Busse im Fünf-Minuten-Takt
Nur eine Info lässt Krenz schon raus: Busse sollen die Lösung sein. Im Fünf-Minuten-Takt sollen die Busse ab Mai während der Sperrungen zwischen Waiblingen und dem Stuttgarter Hauptbahnhof pendeln. "Es wird auch Expressbusse geben, die keine Zwischenhalte anfahren." Darüber hinaus sollen alle Züge, die irgendwie fahren können, auch fahren. S-Bahnen sollen jeweils in Bad Cannstatt und Waiblingen enden und von dort wieder zurückfahren. Regionalzüge sollen umgeleitet werden. Die Bahn versicherte, es stünden 80 Gelenk-Busse und genügend Busfahrer für den Ersatzverkehr zur Verfügung.
Vertreter vom Fahrgastverband Pro Bahn und dem Verkehrsclub Deutschland zweifelten bereits an, ob eine Komplettsperrung überhaupt notwendig sei und forderten den Erhalt eines Minimalbetriebs zwischen Bad Cannstatt und Waiblingen. Die Bahn erklärte im Ausschuss: "Dass wir bauen müssen, dass wir sperren müssen, ist alternativlos."
Warum gibt es die Einschränkungen im Großraum Stuttgart?
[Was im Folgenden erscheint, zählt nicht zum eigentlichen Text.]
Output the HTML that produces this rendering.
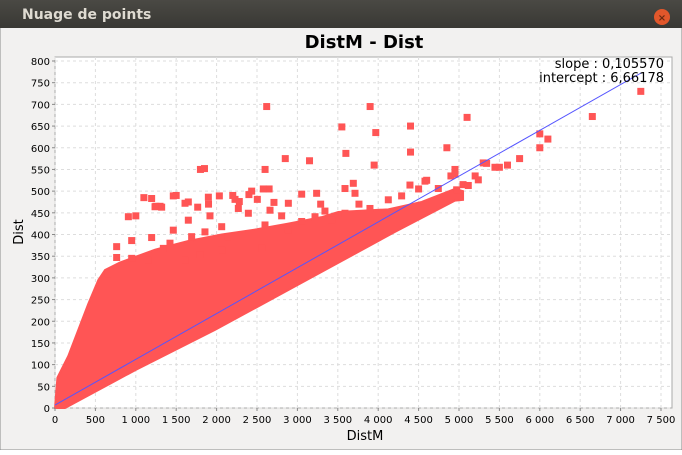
<!DOCTYPE html>
<html><head><meta charset="utf-8"><style>
body{margin:0;width:682px;height:450px;overflow:hidden;font-family:"Liberation Sans","DejaVu Sans",sans-serif;}
</style></head><body>
<svg id="c" width="682" height="450" xmlns="http://www.w3.org/2000/svg" style="font-family:'DejaVu Sans','Liberation Sans',sans-serif">
<defs><linearGradient id="tb" x1="0" y1="0" x2="0" y2="1"><stop offset="0" stop-color="#4a4944"/><stop offset="1" stop-color="#393834"/></linearGradient></defs>
<rect x="0" y="0" width="682" height="450" fill="#f2f1f0" stroke="#8a8a8a"/>
<rect x="0" y="0" width="682" height="28" fill="url(#tb)"/>
<text x="22" y="19" font-size="14" font-weight="bold" fill="#dfdbd2">Nuage de points</text>
<circle cx="662" cy="17" r="8" fill="#e2572b"/>
<text x="662" y="21" font-size="10" text-anchor="middle" fill="#6a2a10" font-weight="bold">×</text>
<text x="364" y="48" font-size="18" font-weight="bold" text-anchor="middle" fill="#000">DistM - Dist</text>
<rect x="55" y="57" width="617" height="351" fill="#fff" stroke="#aaa"/>
<g id="grid"></g><g id="marks"></g><g id="axes"></g>
<text x="664" y="68" font-size="13" text-anchor="end" fill="#000">slope : 0,105570</text>
<text x="664" y="82" font-size="13" text-anchor="end" fill="#000">intercept : 6,66178</text>
<text x="365" y="440" font-size="13" text-anchor="middle">DistM</text>
<text transform="translate(23,232) rotate(-90)" font-size="13" text-anchor="middle">Dist</text>
</svg>
<script>
const xTicks=[0,500,1000,1500,2000,2500,3000,3500,4000,4500,5000,5500,6000,6500,7000,7500];
const yTicks=[0,50,100,150,200,250,300,350,400,450,500,550,600,650,700,750,800];
const upperX=[0,30,165,412,536,619,800,1238,1650,2063,2500,2888,3300,3506,4125,4538,4950,5050];
const upperY=[0,70,120,240,295,318,335,365,385,400,412,425,440,452,458,475,505,500];
const lowerX=[5050,4950,4208,2888,1980,1000,124];
const lowerY=[480,478,406,272,180,88,0];
const outX=[2620,3900,3970,4400,5100,6650,7250,6100,6000,6000,3550,3600,4400,3950,4850,2600,2850,3150,1800,1850,2650,2400,2200,1500,1100,1250,1300,1650,1000,1900,4950,4900,5300,5500,5600,5750,5050,5200,4600,4500,
 908,1196,1238,1320,1464,1609,1766,1898,2034,1918,2228,2281,2269,2434,2578,2504,2710,2393,2661,2805,2888,3053,3238,3288,3341,3589,3692,3713,3762,3898,4125,4290,4393,4579,4744,4971,5115,5239,5445,5342,4950,
 1464,1196,949,763,763,660,1341,1423,1650,1691,1856,2063,2145,2599,2888,3053,3218,3424,3589,2558,2063,1794,1609,1155,949];
const outY=[695,695,635,650,670,672,730,620,600,632,648,587,590,560,600,550,575,570,550,552,505,492,490,490,485,465,465,475,443,470,550,535,565,555,560,575,515,535,525,505,
 441,483,464,463,489,472,463,486,489,443,481,476,460,500,505,481,474,449,456,443,472,493,495,470,454,506,518,495,470,460,480,489,514,523,506,503,513,526,555,564,539,
 410,393,386,372,347,310,368,380,433,395,406,418,395,422,410,430,441,433,449,368,364,353,341,341,345];
const slope=0.10557, intercept=6.66178;
const X=v=>55+v*(606/7500), Y=v=>408-v*(347/800);
const NS="http://www.w3.org/2000/svg";
function mk(t,a,p){const e=document.createElementNS(NS,t);for(const k in a)e.setAttribute(k,a[k]);p.appendChild(e);return e;}
const grid=document.getElementById('grid'),marks=document.getElementById('marks'),axes=document.getElementById('axes');
const fmt=v=>v>=1000?Math.floor(v/1000)+' '+String(v%1000).padStart(3,'0'):String(v);
xTicks.forEach(v=>{
 const g=mk('line',{x1:X(v),x2:X(v),y1:57,y2:408,stroke:'#ddd','stroke-dasharray':'3,3'},grid);
 
 
 mk('line',{x1:X(v),x2:X(v),y1:408,y2:411,stroke:'#888'},axes);
 const t=mk('text',{x:X(v),y:423,'font-size':10,'text-anchor':'middle'},axes);t.textContent=fmt(v);
 
 
});
yTicks.forEach(v=>{
 const g=mk('line',{x1:55,x2:672,y1:Y(v),y2:Y(v),stroke:'#ddd','stroke-dasharray':'3,3'},grid);
 
 
 mk('line',{x1:52,x2:55,y1:Y(v),y2:Y(v),stroke:'#888'},axes);
 const t=mk('text',{x:50,y:Y(v)+4,'font-size':10,'text-anchor':'end'},axes);t.textContent=fmt(v);
 
 
});
let pts=upperX.map((x,i)=>X(x)+','+Y(upperY[i])).concat(lowerX.map((x,i)=>X(x)+','+Y(lowerY[i])));
const poly=mk('polygon',{points:pts.join(' '),fill:'#ff5555',stroke:'#ff5555','stroke-width':2},marks);


outX.forEach((x,i)=>{
 const r=mk('rect',{x:X(x)-3.5,y:Y(outY[i])-3.5,width:7,height:7,fill:'#ff5555'},marks);
 
 
});
const ln=mk('line',{x1:X(0),y1:Y(intercept),x2:X(7250),y2:Y(slope*7250+intercept),stroke:'#5555ff','stroke-width':1},marks);


</script>
</body></html>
Zu den umfangreichen Sperrungen kommt es, da im Rahmen von Stuttgart 21 und dem digitalen Bahnknoten Stuttgart im Verlauf des Jahres umfangreiche Bauarbeiten anstehen. Der Konzern hatte im März angekündigt, dass wegen Kabelarbeiten für das neue europäische Zugsicherungssystem ETCS wichtige Bahnstrecken über Wochen teilweise oder komplett gesperrt werden. Für ETCS müssen im Großraum Stuttgart rund 1.200 Kilometer Kabel verlegt werden.